The question is MicroSoft damaging consumer interests and technology
innovation with their behavior. If they are, if it's not illegal, it
should be.  There is no reason for us to suffer this kind of damage from
a from a private interest any more than it would be from a foreign
nation.

 
 
 

Microsoft vs. DOJ: who do *you* think is winning?

Post by Bill Vermilli » Sun, 31 Dec 1899 09:00:00




>>> >  Sure they have, what news have you been watching?

>> Actually, I've been following through ZD Network News.  The have a
>> section for the case where they have links to all the court documents.

>Are you aware of the fact the ZD stands for Ziff Davis Publishing?  A
>Microsoft Owned affilate.  Have you also been following it on MSNBC?

ZD was bought by Soft-Bank - the people who also bought Comdex.
Owned by a Japanese businessman as I recall.

--

 
 
 

Microsoft vs.
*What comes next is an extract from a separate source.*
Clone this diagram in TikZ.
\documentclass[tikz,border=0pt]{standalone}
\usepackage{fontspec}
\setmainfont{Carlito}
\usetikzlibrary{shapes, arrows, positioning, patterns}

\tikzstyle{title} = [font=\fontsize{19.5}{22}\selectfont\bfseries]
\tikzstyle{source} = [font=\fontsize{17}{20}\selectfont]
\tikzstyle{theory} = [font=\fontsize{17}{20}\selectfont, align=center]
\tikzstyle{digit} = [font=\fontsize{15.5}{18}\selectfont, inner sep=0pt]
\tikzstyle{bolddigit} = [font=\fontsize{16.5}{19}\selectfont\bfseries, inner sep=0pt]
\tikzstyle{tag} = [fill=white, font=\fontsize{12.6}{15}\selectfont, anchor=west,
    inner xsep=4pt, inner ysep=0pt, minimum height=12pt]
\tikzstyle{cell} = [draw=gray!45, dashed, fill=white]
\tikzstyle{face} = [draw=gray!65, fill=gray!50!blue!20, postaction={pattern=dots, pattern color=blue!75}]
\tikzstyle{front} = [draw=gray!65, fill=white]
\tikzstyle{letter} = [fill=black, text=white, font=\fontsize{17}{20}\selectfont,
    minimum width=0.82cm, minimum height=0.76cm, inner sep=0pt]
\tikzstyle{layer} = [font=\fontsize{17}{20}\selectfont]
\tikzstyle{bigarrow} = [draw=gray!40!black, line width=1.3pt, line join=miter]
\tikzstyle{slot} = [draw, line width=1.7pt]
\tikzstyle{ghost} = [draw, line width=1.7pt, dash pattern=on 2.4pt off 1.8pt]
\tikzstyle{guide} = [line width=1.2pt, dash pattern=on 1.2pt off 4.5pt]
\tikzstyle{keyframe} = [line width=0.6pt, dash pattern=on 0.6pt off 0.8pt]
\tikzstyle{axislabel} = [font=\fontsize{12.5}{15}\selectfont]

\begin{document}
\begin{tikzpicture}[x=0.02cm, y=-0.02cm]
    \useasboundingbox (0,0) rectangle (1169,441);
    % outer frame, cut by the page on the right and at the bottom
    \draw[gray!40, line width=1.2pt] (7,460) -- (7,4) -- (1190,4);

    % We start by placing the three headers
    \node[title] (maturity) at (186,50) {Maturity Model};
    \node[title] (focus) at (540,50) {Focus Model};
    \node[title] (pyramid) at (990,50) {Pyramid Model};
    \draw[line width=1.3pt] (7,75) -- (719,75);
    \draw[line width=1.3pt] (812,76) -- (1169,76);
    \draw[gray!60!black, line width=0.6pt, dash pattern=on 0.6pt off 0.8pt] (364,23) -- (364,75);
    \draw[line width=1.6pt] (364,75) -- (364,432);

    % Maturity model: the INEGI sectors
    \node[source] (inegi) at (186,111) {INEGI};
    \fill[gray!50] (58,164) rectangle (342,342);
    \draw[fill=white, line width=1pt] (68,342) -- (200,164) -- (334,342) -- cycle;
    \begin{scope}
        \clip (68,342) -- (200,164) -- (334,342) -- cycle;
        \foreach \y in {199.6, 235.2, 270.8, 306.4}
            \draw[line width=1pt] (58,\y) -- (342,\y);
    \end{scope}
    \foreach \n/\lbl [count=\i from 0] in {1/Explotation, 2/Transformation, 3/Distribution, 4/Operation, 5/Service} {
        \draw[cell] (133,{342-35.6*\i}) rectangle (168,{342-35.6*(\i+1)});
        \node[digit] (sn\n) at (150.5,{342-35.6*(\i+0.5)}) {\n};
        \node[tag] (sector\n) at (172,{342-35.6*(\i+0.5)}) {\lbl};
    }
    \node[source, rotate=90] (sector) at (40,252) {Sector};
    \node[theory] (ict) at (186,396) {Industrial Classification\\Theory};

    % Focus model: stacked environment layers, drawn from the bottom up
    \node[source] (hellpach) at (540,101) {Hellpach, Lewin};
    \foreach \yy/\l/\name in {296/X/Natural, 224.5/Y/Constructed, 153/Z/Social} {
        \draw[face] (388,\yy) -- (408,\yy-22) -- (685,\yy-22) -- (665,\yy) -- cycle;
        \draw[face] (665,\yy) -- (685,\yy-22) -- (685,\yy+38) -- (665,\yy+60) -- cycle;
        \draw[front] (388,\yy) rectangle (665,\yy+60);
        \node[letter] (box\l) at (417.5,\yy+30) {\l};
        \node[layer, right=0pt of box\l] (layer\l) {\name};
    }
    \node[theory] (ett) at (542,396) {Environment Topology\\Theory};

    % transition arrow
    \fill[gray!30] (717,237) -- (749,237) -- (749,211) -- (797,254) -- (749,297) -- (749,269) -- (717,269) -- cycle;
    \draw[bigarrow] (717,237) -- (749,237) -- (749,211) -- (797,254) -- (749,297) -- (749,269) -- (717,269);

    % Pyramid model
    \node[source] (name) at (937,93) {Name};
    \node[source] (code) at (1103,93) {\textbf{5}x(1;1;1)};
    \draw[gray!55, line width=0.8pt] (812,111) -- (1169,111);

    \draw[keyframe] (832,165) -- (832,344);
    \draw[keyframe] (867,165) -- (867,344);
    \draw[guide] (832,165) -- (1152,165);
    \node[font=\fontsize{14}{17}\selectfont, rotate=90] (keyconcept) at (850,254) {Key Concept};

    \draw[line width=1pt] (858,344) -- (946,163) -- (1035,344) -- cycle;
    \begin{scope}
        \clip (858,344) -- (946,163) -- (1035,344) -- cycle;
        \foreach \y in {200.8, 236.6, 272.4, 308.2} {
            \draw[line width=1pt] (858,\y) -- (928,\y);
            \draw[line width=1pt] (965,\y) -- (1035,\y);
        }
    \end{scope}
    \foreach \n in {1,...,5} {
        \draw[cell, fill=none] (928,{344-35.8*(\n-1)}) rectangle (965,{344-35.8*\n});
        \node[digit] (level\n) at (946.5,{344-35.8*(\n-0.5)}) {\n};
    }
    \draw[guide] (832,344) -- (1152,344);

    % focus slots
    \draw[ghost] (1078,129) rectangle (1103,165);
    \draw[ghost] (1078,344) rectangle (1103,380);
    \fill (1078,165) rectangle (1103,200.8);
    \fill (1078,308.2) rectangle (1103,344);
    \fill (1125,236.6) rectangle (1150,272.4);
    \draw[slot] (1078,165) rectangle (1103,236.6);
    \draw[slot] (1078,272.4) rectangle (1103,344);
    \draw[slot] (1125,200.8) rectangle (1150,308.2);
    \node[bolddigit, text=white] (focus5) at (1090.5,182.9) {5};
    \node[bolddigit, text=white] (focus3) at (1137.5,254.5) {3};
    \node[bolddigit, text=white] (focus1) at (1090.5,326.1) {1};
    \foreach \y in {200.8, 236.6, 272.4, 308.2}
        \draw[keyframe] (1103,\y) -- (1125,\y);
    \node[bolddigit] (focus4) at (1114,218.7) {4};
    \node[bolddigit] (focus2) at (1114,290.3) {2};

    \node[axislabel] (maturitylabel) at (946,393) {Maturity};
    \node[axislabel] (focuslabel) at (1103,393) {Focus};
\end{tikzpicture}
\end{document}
DOJ: who do *you* think is winning?

Post by wfoste » Sun, 31 Dec 1899 09:00:00



> Microsoft has the best technical talent in the industry.

That's just one person's opinion. I have a different one.
 
 
 

Microsoft vs. DOJ: who do *you* think is winning?
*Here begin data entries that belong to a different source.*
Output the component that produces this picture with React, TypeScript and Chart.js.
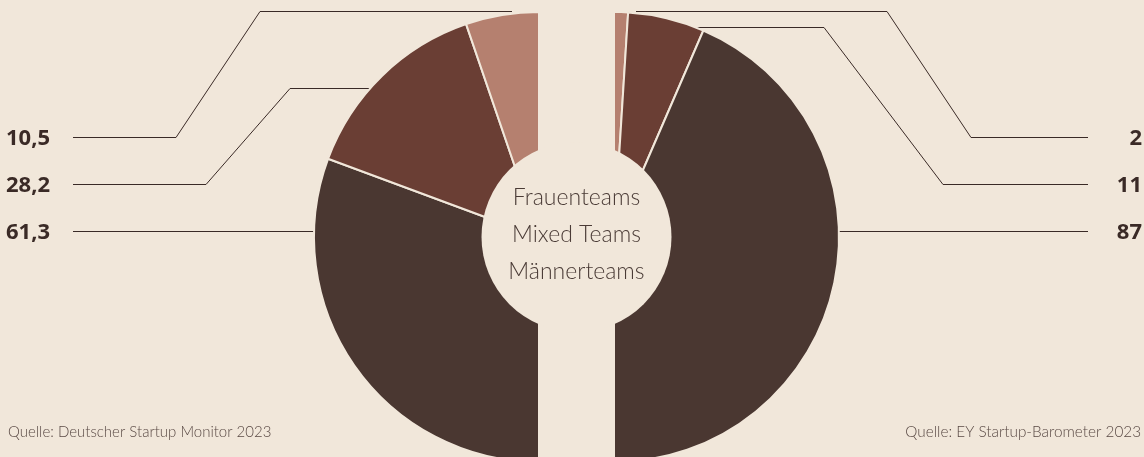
import React, { useEffect, useRef } from "react";
import { Chart, registerables } from "chart.js";

Chart.register(...registerables);

// ---- data ----
const categories = ["Frauenteams", "Mixed Teams", "Männerteams"];
const dsmValues = [10.5, 28.2, 61.3]; // Deutscher Startup Monitor 2023
const eyValues = [2, 11, 87]; // EY Startup-Barometer 2023
const dsmLabels = ["10,5", "28,2", "61,3"];
const eyLabels = ["2", "11", "87"];
const sources = ["Quelle: Deutscher Startup Monitor 2023", "Quelle: EY Startup-Barometer 2023"];

// ---- styles ----
const BG = "#f1e7da";
const COLORS = ["#b5806f", "#6a3e34", "#4a3731"];
const INK = "#3a2a26";
const W = 1144;
const H = 500;

// label rows (y of leader lines) and elbow geometry for leader lines
const rowY = [137.5, 184.5, 231.5];
const leftPaths: number[][][] = [
  [[73, 137.5], [176, 137.5], [260, 11.5], [512, 11.5]],
  [[73, 184.5], [206, 184.5], [290, 88.5], [372, 88.5]],
  [[73, 231.5], [318, 231.5]],
];
const rightPaths: number[][][] = [
  [[1088, 137.5], [971, 137.5], [887, 11.5], [636, 11.5]],
  [[1088, 184.5], [943, 184.5], [824, 27.5], [694, 27.5]],
  [[1088, 231.5], [835, 231.5]],
];

function drawPaths(ctx: CanvasRenderingContext2D, paths: number[][][]) {
  ctx.save();
  ctx.strokeStyle = INK;
  ctx.lineWidth = 1;
  for (const p of paths) {
    ctx.beginPath();
    ctx.moveTo(p[0][0], p[0][1]);
    for (let i = 1; i < p.length; i++) ctx.lineTo(p[i][0], p[i][1]);
    ctx.stroke();
  }
  ctx.restore();
}

function makePlugin(side: "left" | "right") {
  return {
    id: "annot-" + side,
    beforeDatasetsDraw(chart: any) {
      drawPaths(chart.ctx, side === "left" ? leftPaths : rightPaths);
    },
    afterDraw(chart: any) {
      const ctx: CanvasRenderingContext2D = chart.ctx;
      ctx.save();
      // value labels
      ctx.fillStyle = INK;
      ctx.font = "bold 22px 'Noto Sans', 'Open Sans', sans-serif";
      ctx.textBaseline = "alphabetic";
      const labels = side === "left" ? dsmLabels : eyLabels;
      labels.forEach((t, i) => {
        if (side === "left") {
          ctx.textAlign = "left";
          ctx.fillText(t, 6, rowY[i] + 7);
        } else {
          ctx.textAlign = "right";
          ctx.fillText(t, 1142, rowY[i] + 7);
        }
      });
      // source
      ctx.fillStyle = "#5a4a45";
      ctx.font = "300 15px Lato, sans-serif";
      if (side === "left") {
        ctx.textAlign = "left";
        ctx.fillText(sources[0], 8, 437);
      } else {
        ctx.textAlign = "right";
        ctx.font = "300 15.3px Lato, sans-serif";
        ctx.fillText(sources[1], 1141, 437);
        // centre hole + category names
        ctx.fillStyle = BG;
        ctx.beginPath();
        ctx.arc(576.5, 237, 95, 0, Math.PI * 2);
        ctx.fill();
        ctx.fillStyle = "#4a3b36";
        ctx.font = "300 23px Lato, sans-serif";
        ctx.textAlign = "center";
        categories.forEach((c, i) => {
          ctx.fillText(c, 576.5, 205 + i * 37);
        });
      }
      ctx.restore();
    },
  };
}

export default function App() {
  const leftRef = useRef<HTMLCanvasElement>(null);
  const rightRef = useRef<HTMLCanvasElement>(null);

  useEffect(() => {
    const common = (padL: number, padR: number) => ({
      responsive: false,
      animation: false as const,
      events: [] as any[],
      circumference: 180,
      cutout: 0,
      layout: { padding: { left: padL, right: padR, top: 11, bottom: 37 } },
      plugins: { legend: { display: false }, tooltip: { enabled: false } },
    });

    const left = new Chart(leftRef.current!, {
      type: "doughnut",
      data: {
        labels: [...categories].reverse(),
        datasets: [
          {
            data: [...dsmValues].reverse(),
            backgroundColor: [...COLORS].reverse(),
            borderColor: BG,
            borderWidth: 2,
          },
        ],
      },
      options: { ...common(0, 291), rotation: 180 } as any,
      plugins: [makePlugin("left")],
    });

    const right = new Chart(rightRef.current!, {
      type: "doughnut",
      data: {
        labels: categories,
        datasets: [
          {
            data: eyValues,
            backgroundColor: COLORS,
            borderColor: BG,
            borderWidth: 2,
          },
        ],
      },
      options: { ...common(309, 0), rotation: 0 } as any,
      plugins: [makePlugin("right")],
    });

    return () => {
      left.destroy();
      right.destroy();
    };
  }, []);

  return (
    <div
      style={{
        position: "fixed",
        left: 0,
        top: 0,
        width: W,
        height: 457,
        overflow: "hidden",
        background: BG,
      }}
    >
      <canvas
        ref={leftRef}
        width={W}
        height={H}
        style={{ position: "absolute", left: 0, top: 0, width: W, height: H }}
      />
      <canvas
        ref={rightRef}
        width={W}
        height={H}
        style={{ position: "absolute", left: 0, top: 0, width: W, height: H }}
      />
    </div>
  );
}
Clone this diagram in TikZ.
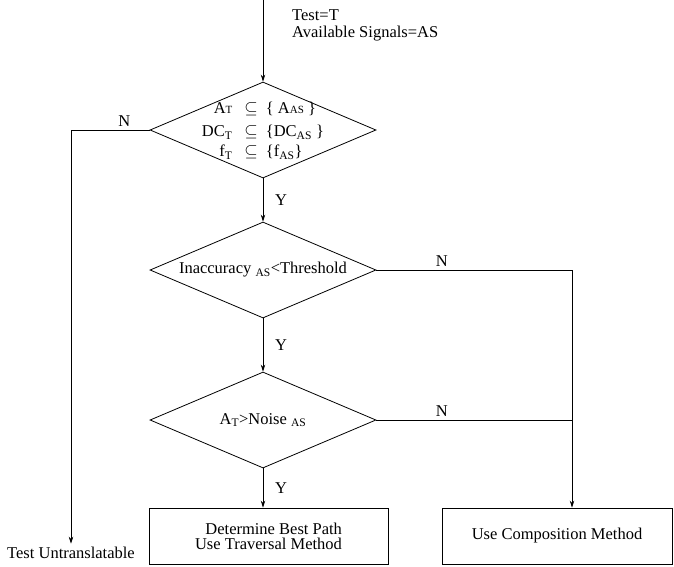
\documentclass[tikz,border=0pt]{standalone}
\usepackage{fontspec}
\setmainfont{Liberation Serif}
\usetikzlibrary{shapes.geometric,arrows.meta,positioning}

\tikzset{
  decision/.style={diamond,draw,line width=0.8pt,minimum width=226pt,minimum height=96pt,inner sep=0pt},
  action/.style={rectangle,draw,line width=0.8pt,minimum height=56pt},
  flow/.style={line width=0.8pt,-{Stealth[length=7pt,width=4.5pt]}},
  wire/.style={line width=0.8pt}
}

\begin{document}
\begin{tikzpicture}[x=1pt,y=-1pt,every node/.style={font=\fontsize{16.5}{20}\selectfont}]
\useasboundingbox (0,0) rectangle (674,566);

% Input
\coordinate (start) at (263,0);
\node[anchor=north west,align=left,inner sep=0pt,font=\fontsize{16.5}{17}\selectfont] (given) at (292,9) {Test=T\\Available Signals=AS};

% Decision diamonds
\node[decision] (d1) at (263,130) {};
\node at ([yshift=-1pt]d1) {\begin{tabular}{r@{\hspace{12pt}}c@{\hspace{8pt}}l}
  A{\fontsize{11}{11}\selectfont T} & $\subseteq$ & \{ A{\fontsize{11}{11}\selectfont AS} \}\\[3pt]
  DC\textsubscript{T} & $\subseteq$ & \{DC\textsubscript{AS} \}\\[0pt]
  f\textsubscript{T} & $\subseteq$ & \{f\textsubscript{AS}\}
\end{tabular}};
\node[decision] (d2) at (263,270) {};
\node at (d2) {Inaccuracy \textsubscript{AS}<Threshold};
\node[decision] (d3) at (263,420) {};
\node at (d3) {A\textsubscript{T}>Noise \textsubscript{AS}};

% Outcomes
\node[action,minimum width=239pt,align=right,font=\fontsize{16.5}{15}\selectfont] (traverse) at (268.5,536) {Determine Best Path\\Use Traversal Method};
\node[action,minimum width=230pt] (compose) at (557,536) {Use Composition Method};
\node (untr) at (71,553) {Test Untranslatable};
\coordinate (rj) at (572,270);

% Connectors
\draw[flow] (start) -- (d1.north);
\draw[flow] (d1.south) -- node[xshift=18pt] {Y} (d2.north);
\draw[flow] (d2.south) -- node[xshift=18pt] {Y} (d3.north);
\draw[flow] (d3.south) -- node[xshift=18pt] {Y} (traverse.north -| d3.south);
\draw[flow] (d1.west) -| node[above,pos=0.16] {N} (untr.north);
\draw[flow] (d2.east) -- node[above,pos=0.335] {N} (rj) -- (rj |- compose.north);
\draw[wire] (d3.east) -- node[above,pos=0.335] {N} (d3.east -| rj);
\end{tikzpicture}
\end{document}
Post by Will » Sun, 31 Dec 1899 09:00:00


On Sat, 12 Dec 1998 00:45:47 -0500, in comp.os.ms-windows.advocacy


>   Hang on, didn't he actually say, in effect: "We did not select IE for
>technical reasons as the MS lawyer claims. The technology they had which
>Netscape didn't have only is applicable to W95, and we have only 20-30%
>users on W95. Most of them are on Win3.1, for which the technology is
>unavailable. We used IE anyway because it let us have a place on the
>windows desktop"

>   What part of this don't you understand? I think you are mistaking the
>MS lawyer for the witness ;)

No, Colburn never said that.  Please point me to the place in the
transcripts where he made that statement.  I couldn't find it.

Colburn said of Netscape, in an internal e-mail regarding the need for
an integrated browser, that "they still do not get it."

It is very clear from AOL's internal e-mails that AOL held all the
cards and were simply trying to maximize their exposure.  They were
willing to give the their share of the browser market (millions of AOL
users) to whoever gave them what they wanted.

 
 
 

Microsoft vs. DOJ: who do *you* think is winning?

Post by Jim Polas » Sun, 31 Dec 1899 09:00:00




> >I don't think it matters who wins. By the very fact that theres an ongoing
> >trial, Microsoft has already modified their behaviour. The longer the trial
> >(and the appeals) go on, the greater the likelihood that some threat to
> >Microsofts empire will emerge that MS can't respond to in the usual way.
> Microsoft has the best technical talent in the industry. Where would
that threat emerge
> from?

====
If that's the case, why has NT has so many security holes?
Why did M$ publically state that Win 98 fixed 3000 "Bugs" in 95...

...competent, I suppose. Innovative, not!